I also see "analyze the issues in terms of the framework" as another petty
dodge. It appears that lawyers and judges are in some "inner circle", and they
are rooking the rest of us of some pretty plainly worded rights by making up
"frameworks" and demanding "standing" in order to construct weird Catch-22s
that leave people singing that at least they know they're free, but not
actually having any such freedoms because of "3 prong tests" for something
irrelevant.

------
csandreasen
The opinion is rather dense and I don't expect everyone will take the time to
read it.

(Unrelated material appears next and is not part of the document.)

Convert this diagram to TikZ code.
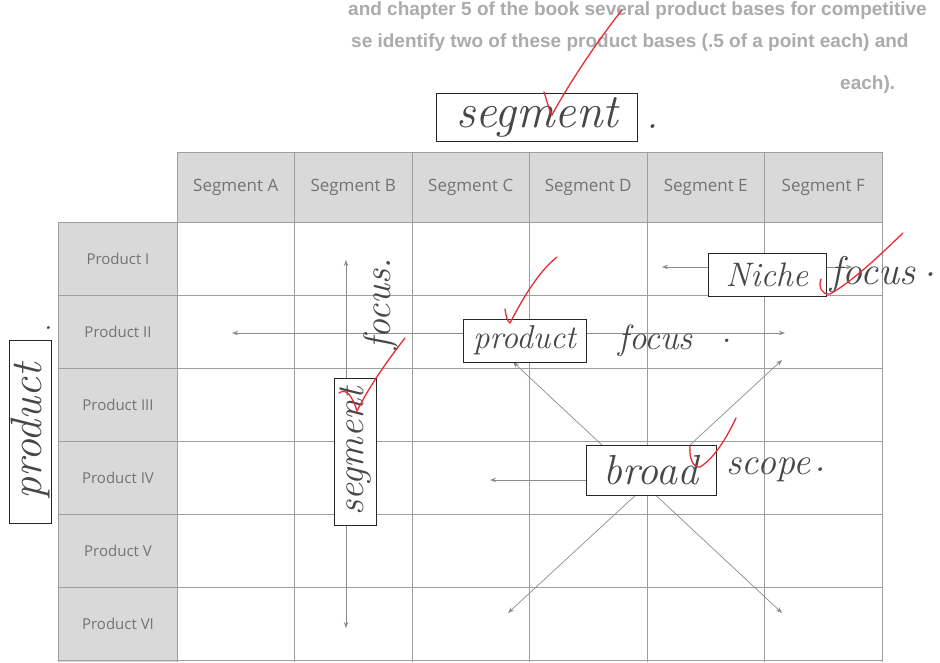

In the interest of promoting discussion, here's what Ars Technica
said:

"The government’s response (PDF), filed on September 30th, is a heavily
redacted opposition arguing that when law enforcement can monitor one person’s
information without a warrant, it can monitor everyone’s information,
“regardless of the collection’s expanse.” Notably, the government is also
arguing that no one other than the company that provided the
information—including the defendant in this case—has the right to challenge
this disclosure in court."

... and here's the paragraph of the opposition document that they are quoting:

"(U) Third, Moalin lacks standing to assert the interests of and service
provider, or the interests of other persons whose telephony metadata may have
been collected along with his own, regardless of the collection's scope.
Fourth Amendment rights are "personal in nature, and cannot bestow vicarious
protection on those who do not have a reasonable expectation of privacy in the
place to be searched." Steagald v. United States, 451 U.S. 204, 219 (1981);
accord Minnesota v. Carter, 525 U.S. 83, 88 (1998) (a person claiming Fourth
Amendment protection "must demonstrate that he personally has an expectation
of privacy in the place searched"). Accordingly, "a court may not exclude
evidence under the Fourth Amendment unless it finds that an unlawful search or
seizure violated the defendant's own constitutional rights." United States v.
Payner, 447 U.S. 727, 731-32 (1980); see also In re Grand Jury Proceedings,
827 F.2d 301, 305 (8th Cir. 1987) (rejecting argument that a subpoena was
unreasonable under the Fourth Amendment because it "may make available to the
grand jury [money transfer] records involving hundreds of innocent people");
United States v. Rigmaiden, 2013 U.S. Dist. LEXIS 65633, at 38 (D. Ariz. May
8, 2013) (United States did not violate defendant's Fourth Amendment rights by
acquiring 1.8 million IP addresses from Verizon); Li, 2008 U.S. Dist. LEXIS at
17 (because the court concluded that the defendant lacked any reasonable
expectation of privacy in the evidence obtained from the third-party service
provider, "the court also finds that defendant does not have standing to seek
suppression of the evidence"). Therefore, neither Moalin nor his co-defendants
have standing to challenge the United States' collection from the service
provider, regardless of the collection's expanse. See In re Application of the
Federal Bureau of Investigation for an Order Requiring the Production of
Tangible Things, 2013 WL 5307991, at 5 (For. Intell. Surv. Ct. August 29,
2013), (hereinafter "FISC's August 29th Memorandum Opinion" or "In Re
Application of FBI") ("Put another way, where one individual does not have a
Fourth Amendment interest, grouping together a large number of similarly-
situated individuals cannot result in a Fourth Amendment interest springing
into existence ex nihilo.").